In 2016, more than 9.5 million of the 14.1 million households captured in the census owned their homes, an ownership rate of 67.8 per cent – down from 69 per cent in 2011 after 20 steady years of baby boomers flooding the real estate market.
Since 2011, the census shows, the value of homes has steadily increased to a national average of $443,058, up from $345,182 in 2016 dollars.

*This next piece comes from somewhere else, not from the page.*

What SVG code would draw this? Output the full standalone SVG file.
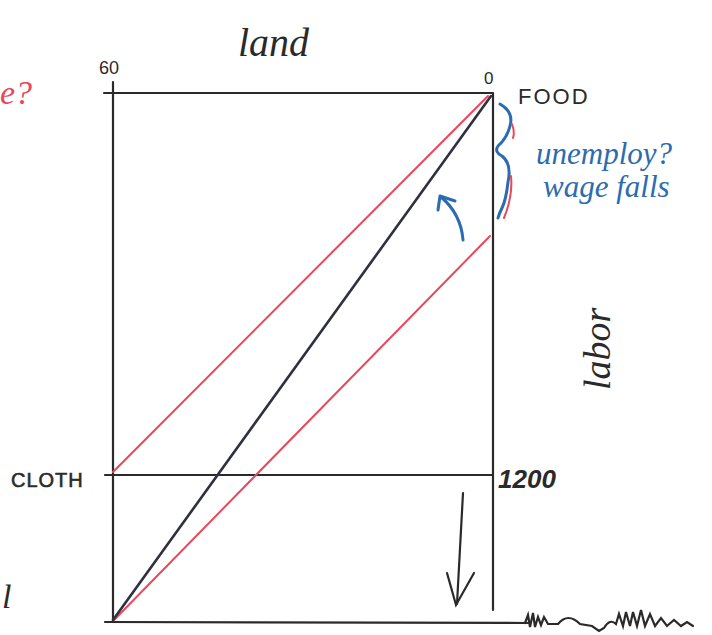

Vancouver had the highest prices in the country with the average home valued at over $1 million; Toronto was at $734,924 and Calgary at $527,216. Montreal came in at $366,974.
As values have climbed in cities like Toronto, Vancouver, Calgary, Edmonton and Ottawa, so too have the percentage of renters, even though the supply of purpose-built rental units nationally has been on a decades-long decline as developers build more condominiums than apartments.
Census data showed renters are more likely to be over-stretched financially to keep a roof over their heads.
Almost 40 per cent of renters captured in the census spent more than 30 per cent of their average monthly income on housing, a figure largely unchanged from 2011 and more than double the approximately 17 per cent recorded for homeowners.
Overall, affordability remains an issue for almost a quarter of Canadian households, a figure that hasn't changed much in a decade, with the pressure most acute in the hot housing markets of Toronto and Vancouver.
The federal Liberal government has promised to address affordability issues as part of an $11.2 billion, 11-year housing plan to be released in the coming weeks. It's expected to have a heavy focus on building affordable units, with a new portable housing benefit that would be tied to individuals, rather than properties.
Speaking earlier this fall about work on the strategy, Siddall said that the focus wasn't solely on helping the ranks of homeowners.
"Rent or own, a home is a home," Siddall said in an interview.
"When we think about housing we have got to think about renters who need support to rent, renters who rent on a market basis, and make sure people can migrate and own homes who should own homes."
The migration to home ownership is likely to pick up for millennials in the coming years as they start families and look for homes or condominiums – a class of home that saw a 1.2 per cent increase in households from 2011 – to fit their growing brood. At the same time, seniors will be looking to downsize.
That means the baby boomers will continue to fuel changes in the housing market by how long they remain homeowners and whether their children and grandchildren decide to rent or buy.
Haines said the two age groups, even though they are at different points in their lives, are likely to compete for the same kind of two-bedroom units that are a rarity in the market, potentially driving up costs. That may require policy-makers to get more involved in the market to make more family-friendly housing gets built instead of a heavy focus on studios and one-bedroom units, Haines said.
"We've fallen into this trap of building (condo) units for investors rather than end users," Haines said.
"There are positive signs that we're starting to recognize that over the last 20 years, we've sort of let the market do what the market wants and maybe we need a little more attention (to make sure) that we're actually getting what we need for our population."